Eu deveria ser sozinho no mundo.
Eu, Steiner, e nenhuma outra coisa
viva. Sem sol ou cultura, eu, nu numa
pedra alta, sem neve, ruas, bancos ou
dinheiro; sem tempo, sem respiração.
Então, eu não teria mais medo.

Para antes do homem, e além do homem, são as paisagens nunca vistas, todos os mundos possíveis, a imagem inconcebível, porém, sentida. Em situação extrema, corda sobre o abismo, atravesso hipersensível. Todo o meu escape me grita a precisão de esforço demandado. Meu ato extra-humano. Meu êxtase extra-humano, porque é extra-corpóreo, é extra-mental; meu sentimento paira além da minha existência, por sobre a minha frugal racionalidade, além dos portões de minhas abstrações de idéias, sempre, por um triz, fora do alcance do exprimível. E meu olhar é espelho. Sair de si, deslizando incontentavelmente para o maior. Caio para fora, porque minha cultura não mais me detém. O vasto me chama, e já não posso ler. O que são palavras? Já não posso ver coisa alguma que não o mundo inteiro, possível nos caminhos da iminência do morrer um dia. E é, assim, a simplicidade sempre almejada, latente na epiderme dos meus desejos, soterrada nos atos contínuos de meus dias de vida, desvivida. Na natureza, vejo que é tudo interior e exterior.

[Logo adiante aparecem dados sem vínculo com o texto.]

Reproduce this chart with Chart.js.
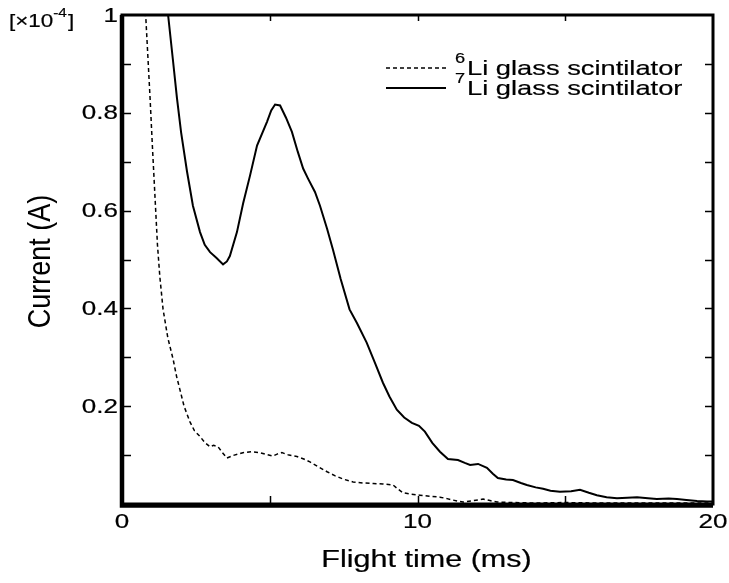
<!DOCTYPE html>
<html lang="en">
<head>
    <meta charset="UTF-8">
    <title>Flight time vs current</title>
    <script src="https://cdn.jsdelivr.net/npm/chart.js"></script>
    <style>
        html, body { margin: 0; padding: 0; background: white; }
        #wrap { width: 729px; height: 583px; }
    </style>
</head>
<body>
    <div id="wrap"><canvas id="tofChart" width="729" height="583"></canvas></div>

    <script>
        // Current in units of 1e-4 A against flight time in ms
        const li6Time = [0.75, 0.81, 0.88, 0.95, 1.03, 1.12, 1.2, 1.28, 1.39, 1.55, 1.73, 1.85, 1.96, 2.1, 2.3, 2.45, 2.64, 2.8, 2.98, 3.1, 3.25, 3.4, 3.55, 3.8, 4.09, 4.4, 4.67, 4.9, 5.11, 5.25, 5.41, 5.65, 5.92, 6.15, 6.36, 6.65, 6.94, 7.2, 7.48, 7.82, 8.16, 8.5, 8.83, 9.17, 9.35, 9.51, 9.8, 10.08, 10.4, 10.76, 11.0, 11.2, 11.54, 11.9, 12.22, 12.45, 12.69, 13.2, 14, 15, 16, 17, 18, 19, 20];
        const li6Current = [1.02, 0.99, 0.91, 0.83, 0.73, 0.624, 0.53, 0.465, 0.398, 0.34, 0.296, 0.26, 0.234, 0.2, 0.168, 0.15, 0.138, 0.126, 0.117, 0.12, 0.117, 0.105, 0.094, 0.1, 0.105, 0.107, 0.105, 0.101, 0.098, 0.102, 0.105, 0.1, 0.097, 0.092, 0.086, 0.076, 0.066, 0.058, 0.051, 0.045, 0.043, 0.042, 0.041, 0.039, 0.03, 0.023, 0.02, 0.018, 0.016, 0.014, 0.011, 0.008, 0.004, 0.007, 0.010, 0.007, 0.004, 0.003, 0.002, 0.003, 0.002, 0.002, 0.002, 0.002, 0.002];

        const li7Time = [1.52, 1.56, 1.72, 1.86, 2.0, 2.2, 2.4, 2.64, 2.8, 2.98, 3.2, 3.42, 3.55, 3.65, 3.89, 4.1, 4.33, 4.57, 4.91, 5.05, 5.18, 5.35, 5.55, 5.75, 5.95, 6.13, 6.3, 6.53, 6.7, 6.94, 7.14, 7.4, 7.7, 7.95, 8.28, 8.55, 8.83, 9.05, 9.3, 9.55, 9.81, 10.05, 10.25, 10.5, 10.76, 11.03, 11.37, 11.6, 11.78, 12.05, 12.35, 12.55, 12.72, 13.0, 13.23, 13.5, 13.7, 14.0, 14.25, 14.5, 14.82, 15.2, 15.5, 15.8, 16.07, 16.4, 16.75, 17.1, 17.43, 17.8, 18.1, 18.5, 18.78, 19.1, 19.46, 19.8, 20.0];
        const li7Current = [1.02, 1.0, 0.91, 0.83, 0.76, 0.68, 0.61, 0.556, 0.53, 0.515, 0.503, 0.49, 0.496, 0.507, 0.556, 0.615, 0.671, 0.733, 0.782, 0.805, 0.817, 0.815, 0.79, 0.761, 0.72, 0.686, 0.665, 0.638, 0.61, 0.563, 0.52, 0.46, 0.398, 0.37, 0.33, 0.29, 0.248, 0.22, 0.193, 0.177, 0.166, 0.16, 0.148, 0.125, 0.107, 0.092, 0.09, 0.084, 0.08, 0.082, 0.074, 0.062, 0.053, 0.05, 0.049, 0.043, 0.039, 0.034, 0.031, 0.027, 0.025, 0.026, 0.029, 0.023, 0.018, 0.014, 0.012, 0.013, 0.014, 0.012, 0.010, 0.011, 0.010, 0.008, 0.006, 0.005, 0.005];

        const legendMass = ['6', '7'];
        const legendText = ['Li glass scintilator', 'Li glass scintilator'];

        const xLabelValues = [0, 10, 20];
        const yLabelValues = [0.2, 0.4, 0.6, 0.8, 1];

        const xTitle = 'Flight time (ms)';
        const yTitle = 'Current (A)';

        const FONT = '"Liberation Sans", Arial, Helvetica, sans-serif';
        const WIDE = 1.3;   // the lettering is set wide

        function toPoints(xs, ys) {
            return xs.map((x, i) => ({ x: x, y: ys[i] }));
        }

        // draws horizontally stretched text, returns advance width
        function wideText(ctx, text, x, y, size, align, baseline, sx) {
            ctx.save();
            ctx.font = size + 'px ' + FONT;
            ctx.textAlign = align;
            ctx.textBaseline = baseline;
            ctx.translate(x, y);
            ctx.scale(sx, 1);
            ctx.lineWidth = 0.2;
            ctx.fillText(text, 0, 0);
            ctx.strokeText(text, 0, 0);
            const w = ctx.measureText(text).width * sx;
            ctx.restore();
            return w;
        }

        // Frame, inward ticks, labels, legend and the exponent note
        const framePlugin = {
            id: 'frame',
            afterDatasetsDraw(chart) {
                const ctx = chart.ctx;
                const a = chart.chartArea;
                const xs = chart.scales.x;
                const ys = chart.scales.y;
                ctx.save();
                ctx.strokeStyle = '#000';
                ctx.fillStyle = '#000';

                // ticks
                ctx.lineWidth = 1.5;
                ctx.beginPath();
                ys.ticks.forEach(t => {
                    if (t.value <= 0 || t.value >= 1) return;
                    const py = Math.round(ys.getPixelForValue(t.value)) + 0.5;
                    ctx.moveTo(a.left, py); ctx.lineTo(a.left + 9, py);
                    ctx.moveTo(a.right, py); ctx.lineTo(a.right - 8, py);
                });
                xs.ticks.forEach(t => {
                    if (t.value <= 0 || t.value >= 20) return;
                    const px = Math.round(xs.getPixelForValue(t.value)) + 0.5;
                    ctx.moveTo(px, a.bottom); ctx.lineTo(px, a.bottom - 8);
                    ctx.moveTo(px, a.top); ctx.lineTo(px, a.top + 6);
                });
                ctx.stroke();

                // box
                ctx.lineWidth = 3;
                ctx.strokeRect(a.left, a.top, a.right - a.left, a.bottom - a.top);
                ctx.lineWidth = 4.5;
                ctx.beginPath();
                ctx.moveTo(a.left, a.top); ctx.lineTo(a.left, a.bottom + 1.5);
                ctx.lineTo(a.right, a.bottom + 1.5);
                ctx.stroke();

                // tick labels
                ys.ticks.forEach(t => {
                    const v = Math.round(t.value * 10) / 10;
                    if (!yLabelValues.includes(v)) return;
                    wideText(ctx, String(v), a.left - 4, ys.getPixelForValue(v) + 1, 20, 'right', 'middle', WIDE);
                });
                xs.ticks.forEach(t => {
                    if (!xLabelValues.includes(t.value)) return;
                    wideText(ctx, String(t.value), xs.getPixelForValue(t.value), 528, 20, 'center', 'alphabetic', WIDE);
                });

                // axis titles
                wideText(ctx, xTitle, (a.left + a.right) / 2 + 9, 567, 23.5, 'center', 'alphabetic', WIDE);
                ctx.save();
                ctx.translate(41, (a.top + a.bottom) / 2 + 2);
                ctx.rotate(-Math.PI / 2);
                ctx.scale(1, 1.15);
                ctx.font = '27px ' + FONT;
                ctx.textAlign = 'center';
                ctx.textBaseline = 'middle';
                ctx.fillText(yTitle, 0, 0);
                ctx.restore();

                // legend
                const rows = [68, 88];
                chart.data.datasets.forEach((ds, i) => {
                    const y = rows[i];
                    ctx.lineWidth = ds.borderWidth;
                    ctx.setLineDash(ds.borderDash || []);
                    ctx.beginPath();
                    ctx.moveTo(386, y); ctx.lineTo(446, y);
                    ctx.stroke();
                    ctx.setLineDash([]);
                    wideText(ctx, legendMass[i], 455, y - 5, 14, 'left', 'alphabetic', WIDE);
                    wideText(ctx, legendText[i], 467, y + 7, 21, 'left', 'alphabetic', WIDE);
                });

                // exponent note
                let x = 9;
                x += wideText(ctx, '[\u00d710', x, 27, 19, 'left', 'alphabetic', 1.18);
                x += wideText(ctx, '-4', x, 17, 13, 'left', 'alphabetic', 1.18);
                wideText(ctx, ']', x + 1, 27, 19, 'left', 'alphabetic', 1.18);
                ctx.restore();
            }
        };

        new Chart(document.getElementById('tofChart'), {
            type: 'scatter',
            data: {
                datasets: [{
                    label: legendMass[0] + legendText[0],
                    data: toPoints(li6Time, li6Current),
                    showLine: true,
                    borderColor: '#000',
                    borderWidth: 1.5,
                    borderDash: [4, 3],
                    pointRadius: 0,
                    tension: 0,
                    clip: 0
                }, {
                    label: legendMass[1] + legendText[1],
                    data: toPoints(li7Time, li7Current),
                    showLine: true,
                    borderColor: '#000',
                    borderWidth: 2,
                    pointRadius: 0,
                    tension: 0,
                    clip: 0
                }]
            },
            options: {
                responsive: false,
                animation: false,
                layout: { padding: { top: 15, right: 16, left: 0, bottom: 0 } },
                plugins: {
                    legend: { display: false },
                    tooltip: { enabled: false }
                },
                scales: {
                    x: {
                        type: 'linear',
                        min: 0,
                        max: 20,
                        afterFit(scale) { scale.height = 79; },
                        border: { display: false },
                        grid: { display: false, drawTicks: false },
                        ticks: { stepSize: 5, display: false }
                    },
                    y: {
                        type: 'linear',
                        min: 0,
                        max: 1,
                        afterFit(scale) { scale.width = 122; },
                        border: { display: false },
                        grid: { display: false, drawTicks: false },
                        ticks: { stepSize: 0.1, display: false }
                    }
                }
            },
            plugins: [framePlugin]
        });
    </script>
</body>
</html>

O fazer perceber é grave, porque queimam em minha pele todos os afetos, ardentes porque um dia caí neste molde de pessoa que sou. Petrificada em gelo nesta obscuridade. A miragem é o outro lado do abismo, apenas vislumbre. Um outro estado de matéria me espreita. O sublime, infinito, por um triz. Se é perigo, receio do desconhecido: fico à beira. Tortuosa, falível, silenciada.